『佐野元春のソングライターズ』 キリンジ part2

part2は、キリンジがこのために作った16小節の曲を事前にWEBで公開して、聴講生たちが詞をつけるというワークショップ。まさにキリンジ節といえる世にも美しいメロディーなので、印象的な風景を切り取ったり、恋しい思いを言葉にする学生が多い(中には、キリンジも佐野さんも気づかないダブルミーニングを仕掛けたユニークな詞もあったが)。

普段から聴いてるだけあって、みなさんどこかキリンジっぽいというか、「ありそう」な詞をつけているんだけど、最後に、キリンジの兄のほう・高樹がつけた詞が披露されると、さすがにアッと言わせるものだった。

  タイトル: 『ファの音』
 目をそらさないで
 ピアノ 夜はダメさ
 その右手の人差し指で触れた
 ファの音が深く沈む

青々しい学生ふぜいにはとても書けそうにないアダルトな詞をさらりと繰り出してくる兄がニクいぜ。「穏やかなメロディーなので、ちょっと緊張感のある詞を乗せると、その対比が面白いんじゃないかと思って」ですって。そう、この緊張感。濃密な空気。「男女なのか親子なのかわかりませんがふたりの人がいて」と説明してたけど、私なんか、「なんていやらしいの〜!! 弾いてるほうはMね!」としか思えませんから! ハァハァ。

その後、学生からの質問コーナーになり、「詞を書いていて行き詰まったときはどうしますか」と聞かれての

弟: ファミレスに行くなど、場所を変えてみたり。1回の長いトライをするんじゃなく、短いトライを繰り返す感じ
兄: 散漫に集中する。掃除をするなど、雑事をしながらボヤーッと考えてると閃いたりする。

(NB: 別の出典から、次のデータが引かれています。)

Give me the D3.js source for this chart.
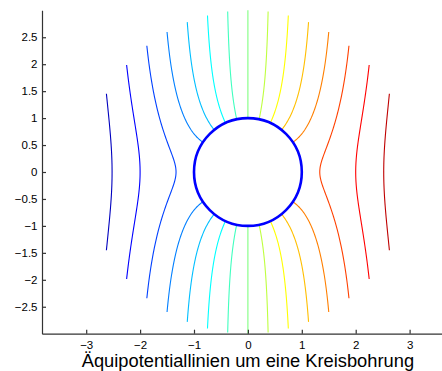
<!DOCTYPE html>
<html>
<head>
<meta charset="utf-8">
<script src="https://cdn.jsdelivr.net/npm/d3@7"></script>
<style>
  body { margin: 0; background: #fff; }
  svg { display: block; font-family: "Liberation Sans", Arial, Helvetica, sans-serif; }
  .axis path, .axis line { stroke: #333; stroke-width: 1.2; }
  .axis text { fill: #000; font-size: 11.5px; }
</style>
</head>
<body>
<script>
// contour levels of the potential
var levels = [-2.9167, -2.5, -2.0833, -1.6667, -1.25, -0.8333, -0.4167, 0,
              0.4167, 0.8333, 1.25, 1.6667, 2.0833, 2.5, 2.9167];
var colorRange = [-3.3333, 3.3333];   // caxis of the colour map
var bore = 1;        // radius of the hole
var outer = 3;       // outer radius of the grid
var xTicks = [-3, -2, -1, 0, 1, 2, 3];
var yTicks = [-2.5, -2, -1.5, -1, -0.5, 0, 0.5, 1, 1.5, 2, 2.5];
var title = "Äquipotentiallinien um eine Kreisbohrung";

var width = 442, height = 371;

var x = d3.scaleLinear().domain([-3.82, 3.82]).range([42, 453.8]);
var y = d3.scaleLinear().domain([-3, 3]).range([333.7, 10.3]);

// jet colormap
var jetStops = [0, 0.125, 0.375, 0.625, 0.875, 1];
var jetColors = ["#000080", "#0000ff", "#00ffff", "#ffff00", "#ff0000", "#800000"];
var jet = d3.scaleLinear().domain(jetStops).range(jetColors).interpolate(d3.interpolateRgb);
var color = (c) => jet((c - colorRange[0]) / (colorRange[1] - colorRange[0]));

var svg = d3.select("body").append("svg")
    .attr("width", width)
    .attr("height", height);

// potential (r + 1/r) cos(theta) = c  ->  points along r
function branches(c) {
    var rmin = bore;
    var a = Math.abs(c);
    if (a > 2 * bore) rmin = (a + Math.sqrt(a * a - 4)) / 2;
    var n = 80, up = [];
    for (var i = 0; i <= n; i++) {
        var s = i / n;
        var r = a > 2 ? rmin + (outer - rmin) * s * s : rmin + (outer - rmin) * s;
        var cs = Math.max(-1, Math.min(1, c * r / (r * r + 1)));
        var th = Math.acos(cs);
        up.push([r * Math.cos(th), r * Math.sin(th)]);
    }
    var down = up.map(p => [p[0], -p[1]]);
    if (a > 2) {
        return [down.slice().reverse().concat(up.slice(1))];
    }
    return [up, down];
}

var line = d3.line()
    .x(d => x(d[0]))
    .y(d => y(d[1]));

var g = svg.append("g");
levels.forEach(function(c) {
    g.selectAll(null)
        .data(branches(c))
        .enter().append("path")
        .attr("d", line)
        .attr("fill", "none")
        .attr("stroke", color(c))
        .attr("stroke-width", 1.1);
});

// the bore
svg.append("ellipse")
    .attr("cx", x(0))
    .attr("cy", y(0))
    .attr("rx", x(bore) - x(0))
    .attr("ry", y(0) - y(bore))
    .attr("fill", "none")
    .attr("stroke", "#0000ff")
    .attr("stroke-width", 2.6);

var fmt = d3.format("~g");

svg.append("g")
    .attr("class", "axis")
    .attr("transform", "translate(0," + y(-3) + ")")
    .call(d3.axisBottom(x).tickValues(xTicks).tickFormat(fmt).tickSizeInner(-4).tickSizeOuter(0).tickPadding(7));

svg.append("g")
    .attr("class", "axis")
    .attr("transform", "translate(" + x(-3.82) + ",0)")
    .call(d3.axisLeft(y).tickValues(yTicks).tickFormat(fmt).tickSizeInner(-4).tickSizeOuter(0).tickPadding(4.5));

svg.selectAll(".axis").attr("font-family", null).attr("font-size", null);

svg.append("text")
    .attr("x", x(0))
    .attr("y", 366.5)
    .attr("text-anchor", "middle")
    .attr("font-size", "18.3px")
    .attr("fill", "#000")
    .text(title);
</script>
</body>
</html>
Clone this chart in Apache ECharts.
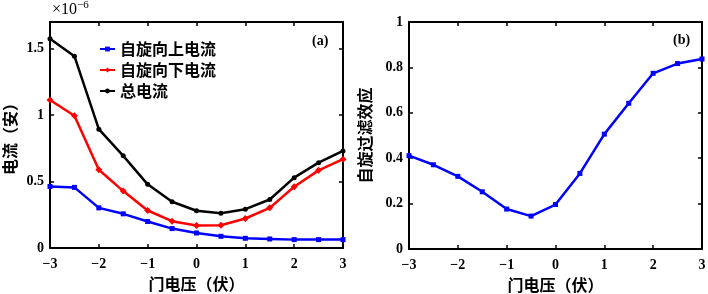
<!DOCTYPE html>
<html>
<head>
<meta charset="utf-8">
<script src="https://cdn.jsdelivr.net/npm/echarts@6/dist/echarts.min.js"></script>
<style>
  html, body { margin: 0; padding: 0; background: #fff; }
  #chart { width: 708px; height: 294px; }
</style>
</head>
<body>
<div id="chart"></div>
<script>
// gate voltage (V)
const gateVoltage = [-3, -2.5, -2, -1.5, -1, -0.5, 0, 0.5, 1, 1.5, 2, 2.5, 3]
// currents, in units of 1e-6 A
const spinUp = [0.463, 0.456, 0.302, 0.257, 0.199, 0.146, 0.113, 0.088, 0.073, 0.068, 0.063, 0.063, 0.063]
const spinDown = [1.113, 0.995, 0.589, 0.428, 0.282, 0.202, 0.169, 0.171, 0.222, 0.302, 0.461, 0.584, 0.668]
const totalCurrent = [1.574, 1.443, 0.894, 0.693, 0.479, 0.348, 0.280, 0.262, 0.292, 0.365, 0.529, 0.642, 0.730]
// spin filter efficiency
const filterEff = [0.411, 0.371, 0.320, 0.252, 0.176, 0.145, 0.196, 0.333, 0.506, 0.642, 0.774, 0.817, 0.837]

const seriesNames = ["自旋向上电流", "自旋向下电流", "总电流"]

const cjk = "'Noto Sans CJK SC', sans-serif"
const serif = "'Liberation Serif', 'DejaVu Serif', serif"

const pairs = (ys) => gateVoltage.map((x, i) => [x, ys[i]])
const minus = (v) => String(v).replace("-", "\u2212")

const lineW = 2.5
const boxLine = { show: true, onZero: false, lineStyle: { color: "#000", width: 2 } }
const inTick = { show: true, inside: true, length: 4, lineStyle: { color: "#000", width: 1.5 } }
const tickFont = { color: "#000", fontFamily: serif, fontWeight: "bold", fontSize: 14 }
const nameFont = { color: "#000", fontFamily: cjk, fontWeight: "bold", fontSize: 16 }

const xBottom = (gi) => ({
  type: "value", gridIndex: gi, min: -3, max: 3, interval: 1,
  axisLine: boxLine, axisTick: inTick, splitLine: { show: false },
  axisLabel: { ...tickFont, margin: 9, formatter: minus },
  name: "门电压（伏）", nameLocation: "middle", nameGap: 26, nameTextStyle: nameFont,
})
const xTop = (gi) => ({
  type: "value", gridIndex: gi, position: "top", min: -3, max: 3, interval: 1,
  axisLine: boxLine, axisTick: inTick, splitLine: { show: false }, axisLabel: { show: false },
})
const yLeft = (gi, max, interval, name, gap) => ({
  type: "value", gridIndex: gi, min: 0, max: max, interval: interval,
  axisLine: boxLine, axisTick: inTick, splitLine: { show: false },
  axisLabel: {
    ...tickFont, margin: 6, showMaxLabel: max === 1,
    formatter: (v) => String(+v.toFixed(2)),
  },
  name: name, nameLocation: "middle", nameGap: gap, nameTextStyle: nameFont,
})
const yRight = (gi, max, interval) => ({
  type: "value", gridIndex: gi, position: "right", min: 0, max: max, interval: interval,
  axisLine: boxLine, axisTick: inTick, splitLine: { show: false }, axisLabel: { show: false },
})

const lineSeries = (name, data, color, symbol, size, xi, yi) => ({
  name: name, type: "line", xAxisIndex: xi, yAxisIndex: yi, data: data,
  symbol: symbol, symbolSize: size, showSymbol: true,
  lineStyle: { color: color, width: lineW }, itemStyle: { color: color },
  emphasis: { disabled: true }, animation: false,
})

const option = {
  animation: false,
  grid: [
    { left: 50, top: 22, width: 293, height: 226, outerBoundsMode: "none" },
    { left: 409, top: 22, width: 293, height: 227, outerBoundsMode: "none" },
  ],
  xAxis: [xBottom(0), xTop(0), xBottom(1), xTop(1)],
  yAxis: [
    yLeft(0, 1.7, 0.5, "电流（安）", 32), yRight(0, 1.7, 0.5),
    yLeft(1, 1, 0.2, "自旋过滤效应", 36), yRight(1, 1, 0.2),
  ],
  legend: {
    data: seriesNames, orient: "vertical", left: 94, top: 36,
    itemWidth: 15, itemHeight: 6, itemGap: 5,
    textStyle: { color: "#000", fontFamily: cjk, fontWeight: "bold", fontSize: 16, lineHeight: 16 },
  },
  graphic: [
    {
      type: "text", left: 52, top: 0,
      style: {
        text: "×10{s|−6}", fill: "#000", font: "16px " + serif,
        rich: { s: { fontSize: 11, verticalAlign: "top", fontFamily: serif, padding: [0, 0, 9, 0] } },
      },
    },
    { type: "text", left: 312, top: 34, style: { text: "(a)", fill: "#000", font: "bold 14px " + serif } },
    { type: "text", left: 673, top: 33, style: { text: "(b)", fill: "#000", font: "bold 14px " + serif } },
  ],
  series: [
    lineSeries(seriesNames[0], pairs(spinUp), "#0000ff", "rect", 5, 0, 0),
    lineSeries(seriesNames[1], pairs(spinDown), "#ff0000", "diamond", 7, 0, 0),
    lineSeries(seriesNames[2], pairs(totalCurrent), "#000000", "circle", 5, 0, 0),
    lineSeries("自旋过滤效应", pairs(filterEff), "#0000ff", "rect", 5, 2, 2),
  ],
}

const chart = echarts.init(document.getElementById("chart"))
chart.setOption(option)
</script>
</body>
</html>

という二人の答えはよく似ていて、糸井重里がコピーを考えるときのやり方を語っていたのにも通じるところがあるし、(同列に並べるのは不遜で恥ずかしいけれども)前職のころの自分の仕事を思い出してみても自然とそういうふうにしていたので何だかうれしかったのだが、何よりも最後の「自分たちの歌をどんな人に聴いてもらいたいか?」という質問に対する答えが印象的。

「自己完結したいわけではなく、あくまで他者なんだけれど」という前提のもと、弟・泰行は、

昔の自分みたいな、ちょっといじけた人に届いたら。

と答えるのだ。先週のブログに「キリンジの音楽を聴いていると『壁と卵』でいう卵の側に立つ人たちだと思う」と書いたのだが、この答えはその“我が意を得たり”という感があってなんかじんときた。「解釈に幅があるのはいいが、刺激的だったり斬新なばかりではなく、10人いたら7人ぐらいの人がわかるような表現になるよう、初期のころと比べると書き方を変えている」と言う兄といい、世界に対して“開いて”いようとする意志があるんだなと思う。

ずっと音楽にしか接していなくて、初めてしゃべることを聴いたらこんなにも素敵だったんで、なんだか長い歳月の恋心が報われたような気持ち笑。初めてキリンジについてこんなにいろいろ書けたのもうれしかった。